Milgram found the average number of steps in a chain that reached the target was six. The majority of chains did, however, not reach the target - prompting speculation that most people in the world actually can't reach each other.

The Small World Experiment by Yahoo and Facebook uses the same basic method, but all sending and receiving is done via Facebook.

Not the first

Milgram's experiment has been revisited many times, with one such example being the 2008 study by Jure Leskovec and Eric Horvitz, which analysed Windows Instant Messenger data to see what the average degree of separation on the communication network was.

“We found that the average shortest path length in the Messenger network is 6.6 (median 6), which is half a link more than the path length measured in the classic study,” says the study report.

Longer paths of up to 29 were also found though. A similar experiment was also conducted by a British journalist, Joanna Geary, earlier this year, showing how easily accessible information about strangers is online.

Geary began with a Twitter update picked at random from a search of four keywords. From that tweet alone, Geary was able to find that user's family on Facebook in just nine steps - by using different platforms such as Google, Facebook and LinkedIn.

"It frightens me how simple it was to get all that I did. I've gone from one tweet to knowing an entire family's names, location, address, contact details, what they look like, how they are connected to the military, and potentially, where a part of the US army is coming under fire,” said Geary.

“I stop there because I am already completely freaked out by just how far I've already got from a few Google searches."

Facebook familiarity

In the Small World Experiment, Yahoo Research is hoping to leverage Facebook's social graph in order to discover the current degree of separation in the digital world.

“Because Facebook allows us to know not only the friends that people choose to send their messages to, but also the entire social graph of the 750 million-plus Facebook users, we can now test the hypothesis rigorously; and that is what we intend to do,” says Yahoo Research.
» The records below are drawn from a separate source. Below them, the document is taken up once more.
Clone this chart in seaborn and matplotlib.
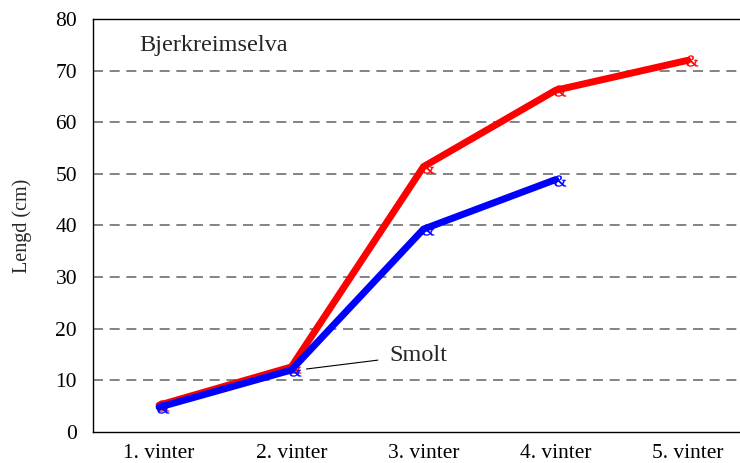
import matplotlib
matplotlib.use("Agg")
import matplotlib.pyplot as plt
import seaborn as sns
import pandas as pd
from matplotlib.textpath import TextPath
from matplotlib.font_manager import FontProperties
from matplotlib.path import Path

categories = ["1. vinter", "2. vinter", "3. vinter", "4. vinter", "5. vinter"]
red_values = [5.2, 12.6, 51.4, 66.2, 72.0]
blue_values = [4.8, 12.0, 39.3, 48.9]
series_names = ["Serie 1", "Serie 2"]
colors = ["#FF0000", "#0000FF"]

rows = []
for name, vals in zip(series_names, [red_values, blue_values]):
    for i, v in enumerate(vals):
        rows.append({"pos": i, "Vinter": categories[i], "Lengd": v, "serie": name})
df = pd.DataFrame(rows)

sns.set_theme(style="white")
plt.rcParams["font.family"] = ["Liberation Serif", "DejaVu Serif"]

# "&" glyph marker, offset slightly right of the data point (as in the reference)
amp = TextPath((0, 0), "&", prop=FontProperties(family="Liberation Serif"))
verts = amp.vertices.copy()
w = verts[:, 0].max() - verts[:, 0].min()
h = verts[:, 1].max() - verts[:, 1].min()
verts[:, 0] -= verts[:, 0].min() + 0.2 * w
verts[:, 1] -= verts[:, 1].min() + 0.55 * h
amp_marker = Path(verts, amp.codes)

fig = plt.figure(figsize=(7.4, 4.63), dpi=100)
ax = fig.add_axes([93/740, (463-432)/463, (754-93)/740, (432-19)/463])

sns.lineplot(data=df, x="pos", y="Lengd", hue="serie", palette=colors,
             linewidth=5, marker=amp_marker, markersize=14, markeredgewidth=0.3,
             legend=False, ax=ax, sort=False)
for line, c in zip(ax.get_lines(), colors):
    line.set_markerfacecolor(c)
    line.set_markeredgecolor(c)
    line.set_solid_joinstyle("miter")

ax.set_xlim(-0.5, 4.5)
ax.set_ylim(0, 80)
ax.set_yticks(range(0, 81, 10))
ax.set_xticks(range(len(categories)))
ax.set_xticklabels(categories)
ax.tick_params(axis="y", labelsize=15.5, length=0, pad=11.5, colors="black")
ax.tick_params(axis="x", labelsize=15.5, length=0, pad=9, colors="black")
ax.set_xlabel("")
ax.set_ylabel("Lengd (cm)", fontsize=14.5, labelpad=17)
for y in range(10, 80, 10):
    ax.axhline(y, color="#6E6E6E", linestyle=(0, (6, 4)), linewidth=1.2, zorder=0)
for s in ax.spines.values():
    s.set_color("black")
    s.set_linewidth(1.0)

ax.text(0.07, 0.935, "Bjerkreimselva", transform=ax.transAxes, fontsize=17.5,
        ha="left", va="center")
ax.annotate("Smolt", xy=(1.114, 12.2), xytext=(1.742, 14.9), fontsize=17.5,
            ha="left", va="center",
            arrowprops=dict(arrowstyle="-", color="black", lw=0.8,
                            shrinkA=6, shrinkB=0))

fig.savefig("out.png", dpi=100)
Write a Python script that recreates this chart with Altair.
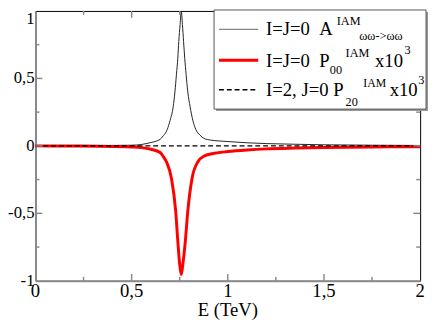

The experiment was launched in August, and is still open to new participants. People can join the experiment as either a 'sender' or a 'target', by signing up on the Small World Experiment Web site. Senders will be able to track the progress of their message from the same site.

“By participating in this experiment, you'll not only get to see how you're connected to people you might never otherwise encounter, you will also be helping to advance the science of social networks,” says Yahoo Research.